Por Fábio Bernardi, sócio-diretor da HOC
O que mata o impresso não é o digital, é a irrelevância. New York Times, Washington Post e Financial Times, no jornalismo. One Show, Advertising Age e Archive, na propaganda. Fortune, Fast Company, The Economist e Harvard Business Review, nos negócios. Wallpaper e Monocle, no lifestyle. Wired, na tecnologia; Dazed&Confuzed, na cultura jovem; Condé Nast Traveler, nas viagens; Rolling Stone, na música; Vogue e Bazaar, na moda.
Se você pensar bem, em pleno mundo digital, as principais referências de vários setores da cultura, dos negócios e do comportamento ainda são impressas. E não é por acaso. O papel, apesar de tudo e de todos, sobrevive, não apenas pelo nosso hábito de folhear páginas, mas pela responsabilidade histórica de sua impressão. No digital, erra-se e corrige-se num clique. No impresso, é para sempre. Está contida nesta perenidade o segredo de sua permanência e de sua importância, mas também todo o peso de sua confecção. Seu esforço de critério e revisão, sua necessidade de beleza e design acessível, sua logística de distribuição, seu desafio de ser instigante, sua exigência de uma equipe colaborativa e disposta a um grande número de horas de trabalho para colocar algo impresso na rua, tudo isso pesa no custo, é claro, mas também pesa para sua relevância.

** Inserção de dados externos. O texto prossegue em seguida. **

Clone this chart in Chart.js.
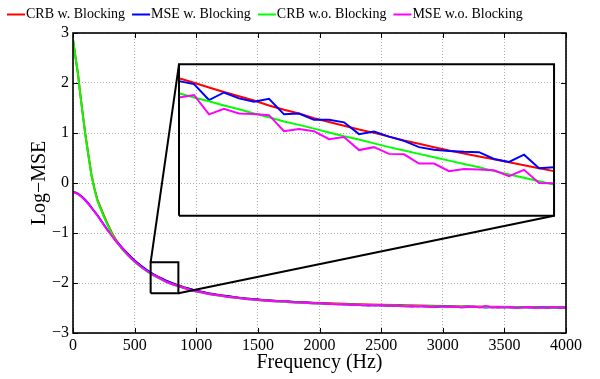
<!doctype html>
<html>
<head>
<meta charset="utf-8" />
<script src="https://cdn.jsdelivr.net/npm/chart.js@4.4.1/dist/chart.umd.min.js"></script>
<style>
  html, body { margin: 0; padding: 0; background: #fff; }
</style>
</head>
<body>
<canvas id="c" width="600" height="379"></canvas>
<script>
  const SERIF = '"Liberation Serif", "DejaVu Serif", serif';

  // CRB curves (smooth)
  const freqCrb = [0, 20, 40, 60, 80, 100, 125, 150, 175, 200, 225, 250, 275, 300, 325, 350, 375, 400,
    450, 500, 550, 600, 650, 700, 750, 800, 850, 900, 950, 1000, 1100, 1200, 1300, 1400, 1500, 1600,
    1800, 2000, 2200, 2400, 2600, 2800, 3000, 3200, 3400, 3600, 3800, 4000];
  const crbBlocking = [2.87, 2.52, 2.19, 1.76, 1.36, 0.98, 0.56, 0.16, -0.12, -0.35, -0.50, -0.65, -0.79,
    -0.92, -1.04, -1.14, -1.23, -1.31, -1.44, -1.56, -1.66, -1.75, -1.83, -1.89, -1.95, -2.00, -2.04,
    -2.085, -2.12, -2.155, -2.205, -2.245, -2.28, -2.31, -2.33, -2.35, -2.38, -2.40, -2.415, -2.43,
    -2.44, -2.45, -2.46, -2.468, -2.474, -2.48, -2.485, -2.49];
  const crbNoBlocking = [2.87, 2.52, 2.19, 1.75, 1.35, 0.97, 0.55, 0.15, -0.13, -0.37, -0.52, -0.67, -0.81,
    -0.94, -1.06, -1.16, -1.25, -1.33, -1.46, -1.58, -1.68, -1.77, -1.85, -1.91, -1.97, -2.02, -2.06,
    -2.10, -2.14, -2.17, -2.22, -2.26, -2.29, -2.32, -2.34, -2.36, -2.39, -2.41, -2.425, -2.44,
    -2.45, -2.46, -2.47, -2.475, -2.48, -2.485, -2.49, -2.495];

  // MSE curves (noisy)
  const freqMse = [0, 20, 40, 60, 80, 100, 125, 150, 175, 200, 225, 250, 275, 300, 325, 350, 375, 400,
    450, 500, 550, 600, 650, 700, 750, 800, 850, 900, 950, 1000,
    1050, 1100, 1150, 1200, 1250, 1300, 1350, 1400, 1450, 1500, 1550, 1600, 1650, 1700, 1750, 1800,
    1850, 1900, 1950, 2000, 2050, 2100, 2150, 2200, 2250, 2300, 2350, 2400, 2450, 2500, 2550, 2600,
    2650, 2700, 2750, 2800, 2850, 2900, 2950, 3000, 3050, 3100, 3150, 3200, 3250, 3300, 3350, 3400,
    3450, 3500, 3550, 3600, 3650, 3700, 3750, 3800, 3850, 3900, 3950, 4000];
  const mseBlocking = [-0.18, -0.19, -0.21, -0.25, -0.29, -0.34, -0.41, -0.49, -0.57, -0.65, -0.74, -0.83,
    -0.92, -1.00, -1.08, -1.16, -1.23, -1.30, -1.43, -1.55, -1.65, -1.74, -1.82, -1.89, -1.95, -2.00,
    -2.05, -2.09, -2.12, -2.16,
    -2.18, -2.21, -2.23, -2.25, -2.26, -2.28, -2.30, -2.31, -2.32, -2.33, -2.35, -2.35, -2.36, -2.37,
    -2.37, -2.38, -2.39, -2.39, -2.40, -2.41, -2.41, -2.42, -2.42, -2.43, -2.43, -2.44, -2.44, -2.45,
    -2.44, -2.45, -2.45, -2.46, -2.45, -2.46, -2.47, -2.46, -2.47, -2.47, -2.48, -2.47, -2.47, -2.48,
    -2.48, -2.47, -2.48, -2.48, -2.49, -2.48, -2.49, -2.48, -2.49, -2.49, -2.48, -2.49, -2.49, -2.48,
    -2.49, -2.49, -2.49, -2.49];
  const mseNoBlocking = [-0.19, -0.20, -0.22, -0.26, -0.30, -0.35, -0.42, -0.50, -0.58, -0.66, -0.75, -0.84,
    -0.93, -1.01, -1.09, -1.17, -1.24, -1.31, -1.45, -1.57, -1.67, -1.76, -1.84, -1.90, -1.97, -2.02,
    -2.06, -2.10, -2.14, -2.17,
    -2.19, -2.22, -2.24, -2.25, -2.28, -2.29, -2.30, -2.32, -2.33, -2.34, -2.35, -2.36, -2.37, -2.36,
    -2.38, -2.39, -2.39, -2.40, -2.41, -2.40, -2.42, -2.42, -2.43, -2.42, -2.44, -2.43, -2.45, -2.44,
    -2.45, -2.44, -2.46, -2.45, -2.46, -2.47, -2.46, -2.47, -2.46, -2.48, -2.47, -2.47, -2.48, -2.47,
    -2.49, -2.48, -2.47, -2.49, -2.46, -2.49, -2.48, -2.49, -2.48, -2.50, -2.49, -2.48, -2.50, -2.49,
    -2.50, -2.48, -2.50, -2.49];

  // zoomed window 630-855 Hz, shown in the inset
  const zoomFreq = [630, 639, 648, 657, 666, 675, 684, 693, 702, 711, 720, 729, 738, 747, 756, 765,
    774, 783, 792, 801, 810, 819, 828, 837, 846, 855];
  const zoomCrbBlocking = [-1.840, -1.851, -1.862, -1.873, -1.883, -1.893, -1.905, -1.915, -1.924, -1.935,
    -1.944, -1.953, -1.962, -1.970, -1.979, -1.988, -1.996, -2.004, -2.012, -2.019, -2.026, -2.033,
    -2.040, -2.047, -2.054, -2.061];
  const zoomMseBlocking = [-1.847, -1.854, -1.892, -1.874, -1.888, -1.896, -1.889, -1.926, -1.924, -1.939,
    -1.939, -1.945, -1.973, -1.967, -1.979, -1.989, -2.004, -2.010, -2.013, -2.015, -2.016, -2.032,
    -2.039, -2.022, -2.054, -2.052];
  const zoomCrbNoBlocking = [-1.876, -1.886, -1.895, -1.905, -1.914, -1.924, -1.933, -1.943, -1.951, -1.960,
    -1.969, -1.978, -1.986, -1.995, -2.004, -2.012, -2.020, -2.028, -2.036, -2.044, -2.052, -2.061,
    -2.069, -2.077, -2.085, -2.093];
  const zoomMseNoBlocking = [-1.886, -1.880, -1.926, -1.913, -1.924, -1.925, -1.928, -1.966, -1.961, -1.966,
    -1.985, -1.980, -2.011, -2.004, -2.020, -2.021, -2.043, -2.043, -2.061, -2.056, -2.057, -2.059,
    -2.073, -2.058, -2.089, -2.090];

  const seriesNames = ['CRB w. Blocking', 'MSE w. Blocking', 'CRB w.o. Blocking', 'MSE w.o. Blocking'];
  const seriesColors = ['#ff0000', '#0000ff', '#00ff00', '#ff00ff'];

  const zoomBoxX = [630, 855];
  const zoomBoxY = [-2.206, -1.586];
  const insetX = [860, 3903];
  const insetY = [-0.654, 2.374];
  const insetRangeY = [-2.167, -1.807];

  const xRange = [0, 4000];
  const yRange = [-3, 3];

  const pts = (xs, ys) => xs.map((x, i) => ({ x, y: ys[i] }));
  const toInset = (xs, ys) => xs.map((f, i) => ({
    x: insetX[0] + (f - zoomBoxX[0]) / (zoomBoxX[1] - zoomBoxX[0]) * (insetX[1] - insetX[0]),
    y: insetY[0] + (ys[i] - insetRangeY[0]) / (insetRangeY[1] - insetRangeY[0]) * (insetY[1] - insetY[0])
  }));
  const rect = (xs, ys) => [
    { x: xs[0], y: ys[0] }, { x: xs[1], y: ys[0] }, { x: xs[1], y: ys[1] },
    { x: xs[0], y: ys[1] }, { x: xs[0], y: ys[0] }
  ];

  const curve = (i, data, order) => ({
    label: seriesNames[i], data, borderColor: seriesColors[i], borderWidth: 2,
    pointRadius: 0, fill: false, tension: 0, order
  });
  const blackLine = (data) => ({
    label: '', data, borderColor: '#000', borderWidth: 2, pointRadius: 0, fill: false, tension: 0, order: 0
  });

  const datasets = [
    curve(0, pts(freqCrb, crbBlocking), 8),
    curve(1, pts(freqMse, mseBlocking), 7),
    curve(2, pts(freqCrb, crbNoBlocking), 6),
    curve(3, pts(freqMse, mseNoBlocking), 5),
    curve(0, toInset(zoomFreq, zoomCrbBlocking), 4),
    curve(1, toInset(zoomFreq, zoomMseBlocking), 3),
    curve(2, toInset(zoomFreq, zoomCrbNoBlocking), 2),
    curve(3, toInset(zoomFreq, zoomMseNoBlocking), 1),
    blackLine(rect(zoomBoxX, zoomBoxY)),
    blackLine(rect(insetX, insetY)),
    blackLine([{ x: zoomBoxX[0], y: zoomBoxY[1] }, { x: insetX[0], y: insetY[1] }]),
    blackLine([{ x: zoomBoxX[1], y: zoomBoxY[0] }, { x: insetX[1], y: insetY[0] }])
  ];

  const fmt = v => (v < 0 ? '\u2212' + Math.abs(v) : String(v));

  // MATLAB-like frame with inward ticks, plus the legend row
  const frame = {
    id: 'frame',
    afterDraw(chart) {
      const { ctx, chartArea: a, scales } = chart;
      ctx.save();
      ctx.strokeStyle = '#000';
      ctx.lineWidth = 1;
      ctx.beginPath();
      scales.x.ticks.forEach(t => {
        const px = Math.round(scales.x.getPixelForValue(t.value)) + 0.5;
        ctx.moveTo(px, a.bottom); ctx.lineTo(px, a.bottom - 5);
        ctx.moveTo(px, a.top); ctx.lineTo(px, a.top + 5);
      });
      scales.y.ticks.forEach(t => {
        const py = Math.round(scales.y.getPixelForValue(t.value)) + 0.5;
        ctx.moveTo(a.left, py); ctx.lineTo(a.left + 5, py);
        ctx.moveTo(a.right, py); ctx.lineTo(a.right - 5, py);
      });
      ctx.stroke();
      ctx.lineWidth = 1.6;
      ctx.strokeRect(a.left, a.top, a.right - a.left, a.bottom - a.top);

      ctx.font = '14px ' + SERIF;
      ctx.textBaseline = 'middle';
      ctx.fillStyle = '#000';
      let x = 7;
      const y = 14;
      chart.data.datasets.slice(0, 4).forEach(ds => {
        ctx.strokeStyle = ds.borderColor;
        ctx.lineWidth = 2;
        ctx.beginPath();
        ctx.moveTo(x, y + 0.5); ctx.lineTo(x + 18, y + 0.5);
        ctx.stroke();
        ctx.fillText(ds.label, x + 19, y);
        x += 19 + ctx.measureText(ds.label).width + 7;
      });
      ctx.restore();
    }
  };

  new Chart(document.getElementById('c'), {
    type: 'line',
    data: { datasets },
    plugins: [frame],
    options: {
      responsive: false,
      animation: false,
      devicePixelRatio: 1,
      layout: { padding: { top: 33, right: 34, left: 0, bottom: 0 } },
      plugins: { legend: { display: false }, tooltip: { enabled: false } },
      scales: {
        x: {
          type: 'linear', min: xRange[0], max: xRange[1],
          afterFit: s => { s.height = 46; },
          ticks: { stepSize: 500, padding: 3, color: '#000', font: { family: SERIF, size: 16 },
            maxRotation: 0, callback: v => String(v) },
          grid: { color: '#b0b0b0', lineWidth: 1, drawTicks: false },
          border: { display: false, dash: [1, 2] },
          title: { display: true, text: 'Frequency (Hz)', color: '#000',
            font: { family: SERIF, size: 20 }, padding: { top: 0, bottom: 4 } }
        },
        y: {
          type: 'linear', min: yRange[0], max: yRange[1],
          afterFit: s => { s.width = 73; },
          ticks: { stepSize: 1, padding: 4, color: '#000', font: { family: SERIF, size: 16 }, callback: fmt },
          grid: { color: '#b0b0b0', lineWidth: 1, drawTicks: false },
          border: { display: false, dash: [1, 2] },
          title: { display: true, text: 'Log\u2212MSE', color: '#000',
            font: { family: SERIF, size: 20 }, padding: { top: 28, bottom: 0 } }
        }
      }
    }
  });
</script>
</body>
</html>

Se há uma mudança em curso, não me parece que seja o fim imediato do impresso
Por tudo isso, nunca é fácil imprimir um jornal, um livro, uma revista – e será cada vez mais difícil e custoso. Mas, também por isso, imprimir continua sendo quase um dever para quem valoriza ideias que podem mudar o mundo – ou, ao menos, um setor, um mercado, uma indústria. Que o digam os veículos citados acima, e todos os impressos que ainda são lançados todos os meses ao redor do mundo. Que o diga a venda de e-books, que não cresce significativamente como sempre se imaginou. A questão não é o impresso versus o digital, como querem os mais superficiais, mas a ressignificação do papel do primeiro em função da força do segundo.
Se há uma mudança em curso, não me parece que seja o fim imediato do impresso. O que muda é que, cada vez mais, não será a tiragem que os fará relevantes, nem mesmo só o nível do seu conteúdo, e sim a qualidade de quem os lê. Ainda mais num mundo em que a inteligência artificial vem aí para desafiar a capacidade crítica, analítica e criativa de editores, autores e leitores. Aliás, aquele autor, ensaísta, escritor, articulista ou qualquer referência cultural de que você gosta e na qual acredita, e que influencia o pensamento contemporâneo, já abandonou o papel? Aposto que não.